Un dovuto spazio va lasciato anche al Lee How, il ballerino di tap che infiamma con le sue claquettes, il quadrato di legno su cui si esibisce in un dialogo- competizione con i cantanti e i musicisti pronti a sfidarlo con ritmi anche velocissimi. E, proprio come in un autentico back to the fifties in stile Broadway, la jazz dance è parte integrante e integrata del gruppo, non momento a sé stante ma elemento necessario, quasi obbligatorio. La voglia di ballare contagia anche il pubblico, invitato dagli stessi cantanti a scendere dalle gradinate dell’anfiteatro per lasciarsi trasportare dalla musica. Nella parte antistante il palcoscenico, è partita così anche una social dance in cui i più esperti hanno improvvisato qualche passo di charleston e lindy hop.

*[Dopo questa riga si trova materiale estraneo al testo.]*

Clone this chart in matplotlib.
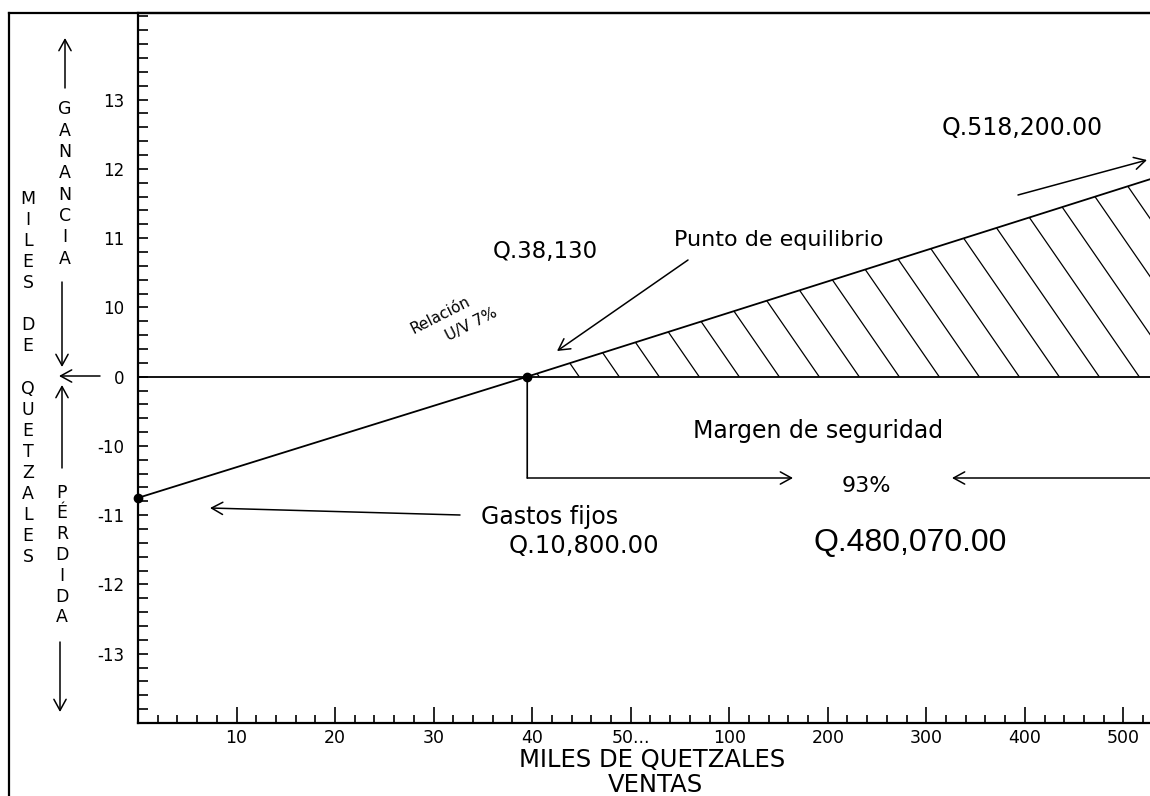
import numpy as np
import matplotlib
matplotlib.use('Agg')
import matplotlib.pyplot as plt
from matplotlib.collections import LineCollection
from matplotlib.lines import Line2D
from matplotlib.patches import FancyArrowPatch
from matplotlib.ticker import FixedLocator, FixedFormatter

# hand-made axes: each break value sits one equal step after the previous one
x_breaks = [0, 10, 20, 30, 40, 50, 100, 200, 300, 400, 500, 600]
y_breaks = [-14, -13, -12, -11, -10, 0, 10, 11, 12, 13, 14, 15]

x_tick_vals = [10, 20, 30, 40, 50, 100, 200, 300, 400, 500]
x_tick_labels = ['10', '20', '30', '40', '50...', '100', '200', '300', '400', '500']
y_tick_vals = [-13, -12, -11, -10, 0, 10, 11, 12, 13]
y_tick_labels = ['-13', '-12', '-11', '-10', '0', '10', '11', '12', '13']

# ventas (miles de Q) -> ganancia / perdida (miles de Q)
ventas = [0, 39.5, 527]
resultado = [-10.75, 0, 11.85]
punto_equilibrio = (39.5, 0)
gastos_fijos = (0, -10.75)

plt.rcParams['font.family'] = 'DejaVu Sans'

W, H = 1150, 796
def fp(x, y):
    # pixel position in the picture -> figure fraction
    return (x / W, 1 - y / H)

x_idx = np.arange(len(x_breaks))
y_idx = np.arange(len(y_breaks))
def fx(v): return np.interp(v, x_breaks, x_idx)
def fx_inv(i): return np.interp(i, x_idx, x_breaks)
def fy(v): return np.interp(v, y_breaks, y_idx)
def fy_inv(i): return np.interp(i, y_idx, y_breaks)

fig = plt.figure(figsize=(11.5, 7.96), dpi=100)
ax = fig.add_axes([138 / W, 1 - 723 / H, 1 - 138 / W, 710 / H])
ax.set_xscale('function', functions=(fx, fx_inv))
ax.set_yscale('function', functions=(fy, fy_inv))
ax.set_xlim(0, 527)
ax.set_ylim(-14, 14.25)

for s in ['left', 'bottom', 'top']:
    ax.spines[s].set_linewidth(1.6)
ax.spines['right'].set_visible(False)

# ticks
ax.xaxis.set_major_locator(FixedLocator(x_tick_vals))
ax.xaxis.set_major_formatter(FixedFormatter(x_tick_labels))
ax.xaxis.set_minor_locator(FixedLocator(fx_inv(np.round(np.arange(0, 52) * 0.2, 6))))
ax.yaxis.set_major_locator(FixedLocator(y_tick_vals))
ax.yaxis.set_major_formatter(FixedFormatter(y_tick_labels))
ax.yaxis.set_minor_locator(FixedLocator(fy_inv(np.round(np.arange(0, 52) * 0.2, 6))))
ax.tick_params(axis='x', which='major', direction='in', length=11.5, width=1.2, labelsize=12.5, pad=4)
ax.tick_params(axis='x', which='minor', direction='in', length=5.8, width=1.2)
ax.tick_params(axis='y', which='major', direction='in', length=7.2, width=1.2, labelsize=12, pad=10)
ax.tick_params(axis='y', which='minor', direction='in', length=7.2, width=1.2)
for t in ax.yaxis.get_major_ticks():
    if abs(t.get_loc()) in (11, 13):
        t.tick1line.set_markersize(13.5)

# zero line and profit line
ax.axhline(0, color='black', lw=1.3)
ax.plot(ventas, resultado, color='black', lw=1.3)
ax.plot(*punto_equilibrio, 'o', color='black', ms=6, zorder=5)
ax.plot(*gastos_fijos, 'o', color='black', ms=6, zorder=5, clip_on=False)

# hatched profit zone
zona = ax.fill_between(ventas[1:], 0, resultado[1:], facecolor='none', edgecolor='none')
aw, ah = 1012, 710
slope = 1.45
step = 40
segs = []
for xb in np.arange(0, aw + ah / slope + step, step):
    segs.append([(xb / aw, 0), ((xb - ah / slope) / aw, 1)])
hatch = LineCollection(segs, colors='black', linewidths=0.9, transform=ax.transAxes)
ax.add_collection(hatch)
hatch.set_clip_path(zona.get_paths()[0], zona.get_transform())

# margin of safety bracket
ax.annotate('', xy=(punto_equilibrio[0], 0), xytext=(punto_equilibrio[0], fp(0, 478)[1]),
            xycoords='data', textcoords=('data', 'figure fraction'),
            arrowprops=dict(arrowstyle='-', lw=1.2, shrinkA=0, shrinkB=0))
ax.annotate('', xy=fp(793, 478), xytext=(punto_equilibrio[0], fp(0, 478)[1]),
            xycoords='figure fraction', textcoords=('data', 'figure fraction'),
            arrowprops=dict(arrowstyle='->,head_length=0.4,head_width=0.22', lw=1.1,
                            shrinkA=0, shrinkB=0, mutation_scale=20))

def arrow(x0, y0, x1, y1):
    fig.add_artist(FancyArrowPatch(
        fp(x0, y0), fp(x1, y1), transform=fig.transFigure,
        arrowstyle='->,head_length=0.4,head_width=0.22', mutation_scale=20,
        lw=1.1, color='black', shrinkA=0, shrinkB=0))

arrow(1150, 478, 952, 478)
arrow(1018, 195, 1147, 160)
arrow(688, 260, 557, 351)
arrow(460, 515, 210, 508)

# left side arrows
arrow(65, 88, 65, 38)
arrow(62, 282, 62, 367)
arrow(62, 468, 62, 385)
arrow(60, 642, 60, 712)
arrow(100, 376, 59, 376)

# outer frame of the drawing
fig.add_artist(Line2D([9 / W, 9 / W], [0, 1 - 13 / H], transform=fig.transFigure, color='black', lw=1.6))
fig.add_artist(Line2D([9 / W, 1], [1 - 13 / H, 1 - 13 / H], transform=fig.transFigure, color='black', lw=1.6))

# stacked labels (one letter per line, blank line between words)
def stacked(text):
    return '\n'.join(c if c != ' ' else '' for c in text)

fig.text(*fp(28, 378), stacked('MILES DE QUETZALES'), ha='center', va='center',
         fontsize=12.5, linespacing=1.22, multialignment='center')
fig.text(*fp(65, 184), stacked('GANANCIA'), ha='center', va='center', fontsize=12.5,
         linespacing=1.24, multialignment='center')
fig.text(*fp(62, 555), stacked('PÉRDIDA'), ha='center', va='center', fontsize=12.5,
         linespacing=1.2, multialignment='center')

# annotations
fig.text(*fp(1022, 128), 'Q.518,200.00', ha='center', va='center', fontsize=17)
fig.text(*fp(779, 240), 'Punto de equilibrio', ha='center', va='center', fontsize=16)
fig.text(*fp(545, 252), 'Q.38,130', ha='center', va='center', fontsize=16.5)
fig.text(*fp(440, 315), 'Relación', ha='center', va='center', fontsize=11, rotation=27, rotation_mode='anchor')
fig.text(*fp(471, 324), 'U/V 7%', ha='center', va='center', fontsize=11, rotation=27, rotation_mode='anchor')
fig.text(*fp(818, 431), 'Margen de seguridad', ha='center', va='center', fontsize=17)
fig.text(*fp(866, 486), '93%', ha='center', va='center', fontsize=16)
fig.text(*fp(910, 543), 'Q.480,070.00', ha='center', va='center', fontsize=23, family='Liberation Sans')
fig.text(*fp(550, 517), 'Gastos fijos', ha='center', va='center', fontsize=17)
fig.text(*fp(584, 546), 'Q.10,800.00', ha='center', va='center', fontsize=17.5)
fig.text(*fp(652, 760), 'MILES DE QUETZALES', ha='center', va='center', fontsize=17.5)
fig.text(*fp(655, 785), 'VENTAS', ha='center', va='center', fontsize=17.5)

fig.savefig('out.png', dpi=100)
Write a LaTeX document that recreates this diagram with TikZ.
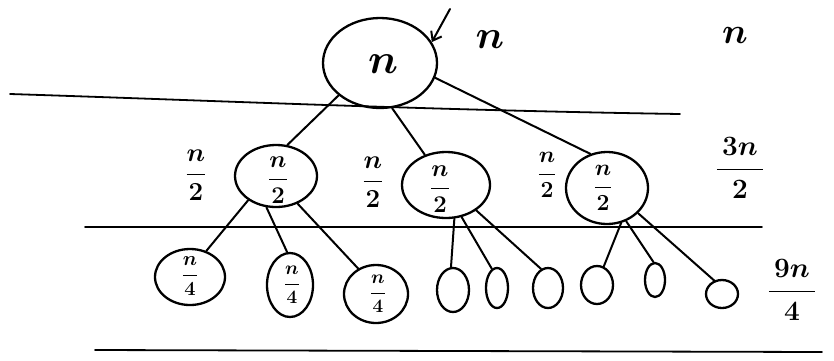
\RequirePackage{fix-cm}
\documentclass[tikz,border=0pt]{standalone}
\usepackage{amsmath,bm}
\usetikzlibrary{shapes.geometric,arrows.meta}
\tikzset{
  hand/.style={line width=2.3pt, line cap=round, line join=round},
  blob/.style={draw, ellipse, hand, inner sep=0pt},
  lbl/.style={inner sep=0pt},
  link/.style={line width=2pt, line cap=round},
  rule/.style={line width=1.8pt, line cap=round}
}
\newcommand{\bign}[1]{\fontsize{#1}{#1}\selectfont$\bm{n}$}
\newcommand{\hfr}[3]{\fontsize{#1}{#1}\selectfont$\displaystyle\bm{\frac{#2}{#3}}$}
\begin{document}
\begin{tikzpicture}[x=1pt,y=-1pt]
\useasboundingbox (0,0) rectangle (834,360);
% level rules
\draw[rule] (10,94) .. controls (200,100) and (420,110) .. (680,114);
\draw[rule] (85,227) -- (762,227);
\draw[rule] (95,350) -- (822,352);
% root
\node[blob, minimum width=114pt, minimum height=90pt] (root) at (380,63) {};
\node[lbl] (rootlbl) at (383,64) {\bign{42}};
\coordinate (tail) at (450,9);
\draw[link, -{Straight Barb[length=8pt,width=12pt]}] (tail) -- (root.22);
\node[lbl] (cost0) at (490,40) {\bign{40}};
\node[lbl] (sum0) at (735,35) {\bign{36}};
% level 2
\node[blob, minimum width=82pt, minimum height=62pt] (A) at (276,176) {};
\node[blob, minimum width=88pt, minimum height=66pt] (B) at (446,185) {};
\node[blob, minimum width=82pt, minimum height=72pt] (C) at (607,188) {};
\node[lbl] (Alb) at (278,180) {\hfr{24}{n}{2}};
\node[lbl] (Blb) at (440,189) {\hfr{24}{n}{2}};
\node[lbl] (Clb) at (603,188) {\hfr{23}{n}{2}};
\node[lbl] (Acost) at (196,175) {\hfr{26}{n}{2}};
\node[lbl] (Bcost) at (373,182) {\hfr{26}{n}{2}};
\node[lbl] (Ccost) at (547,175) {\hfr{23}{n}{2}};
\node[lbl] (sum1) at (740,168) {\hfr{28}{\,3n\,}{2}};
\draw[link] (root.218) -- (A.70);
\draw[link] (root.285) -- (B.125);
\draw[link] (root.345) -- (C.116);
% level 3
\node[blob, minimum width=70pt, minimum height=56pt] (c1) at (190,277) {};
\node[blob, minimum width=46pt, minimum height=64pt] (c2) at (290,285) {};
\node[blob, minimum width=64pt, minimum height=58pt] (c3) at (376,294) {};
\node[blob, minimum width=32pt, minimum height=44pt] (c4) at (453,290) {};
\node[blob, minimum width=22pt, minimum height=40pt] (c5) at (497,288) {};
\node[blob, minimum width=30pt, minimum height=40pt] (c6) at (548,288) {};
\node[blob, minimum width=32pt, minimum height=38pt] (c7) at (597,285) {};
\node[blob, minimum width=20pt, minimum height=34pt] (c8) at (655,280) {};
\node[blob, minimum width=32pt, minimum height=28pt] (c9) at (722,294) {};
\node[lbl] (c1lb) at (190,276) {\hfr{20}{n}{4}};
\node[lbl] (c2lb) at (292,285) {\hfr{19}{n}{4}};
\node[lbl] (c3lb) at (378,294) {\hfr{19}{n}{4}};
\node[lbl] (sum2) at (792,290) {\hfr{28}{\,9n\,}{4}};
\draw[link] (A.221) -- (c1.58);
\draw[link] (A.253) -- (c2.95);
\draw[link] (A.308) -- (c3.125);
\draw[link] (B.284) -- (c4.95);
\draw[link] (B.296) -- (c5.105);
\draw[link] (B.320) -- (c6.110);
\draw[link] (C.292) -- (c7.70);
\draw[link] (C.300) -- (c8.95);
\draw[link] (C.321) -- (c9.120);
\end{tikzpicture}
\end{document}
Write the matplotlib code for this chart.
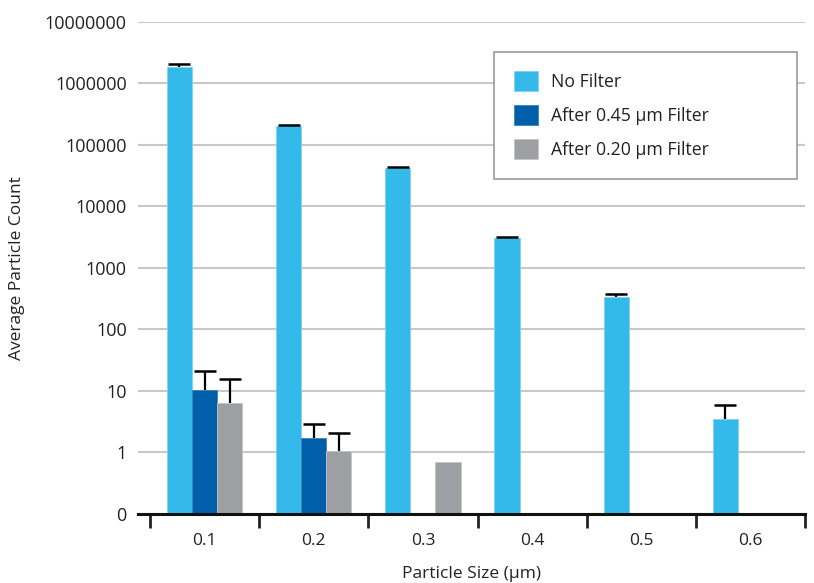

È così che, dalla stanza col pianoforte della casa di Brandlee, i PMJ oggi sono impegnati in un tour che gira il mondo. Assistere ai loro concerti è diventare parte di un’esperienza che ci appartiene ma insieme ci affascina, come i tempi che non abbiamo mai vissuto, quelli in cui si ascoltava musica davanti a un jukebox nei juke-joint.
La Scott Brandlee’s PMJ vince la sfida. Dobbiamo veramente chiamarle cover? Una definizione che, certo, non “suona” male, quanto però non si tratta di qualcosa di così autentico.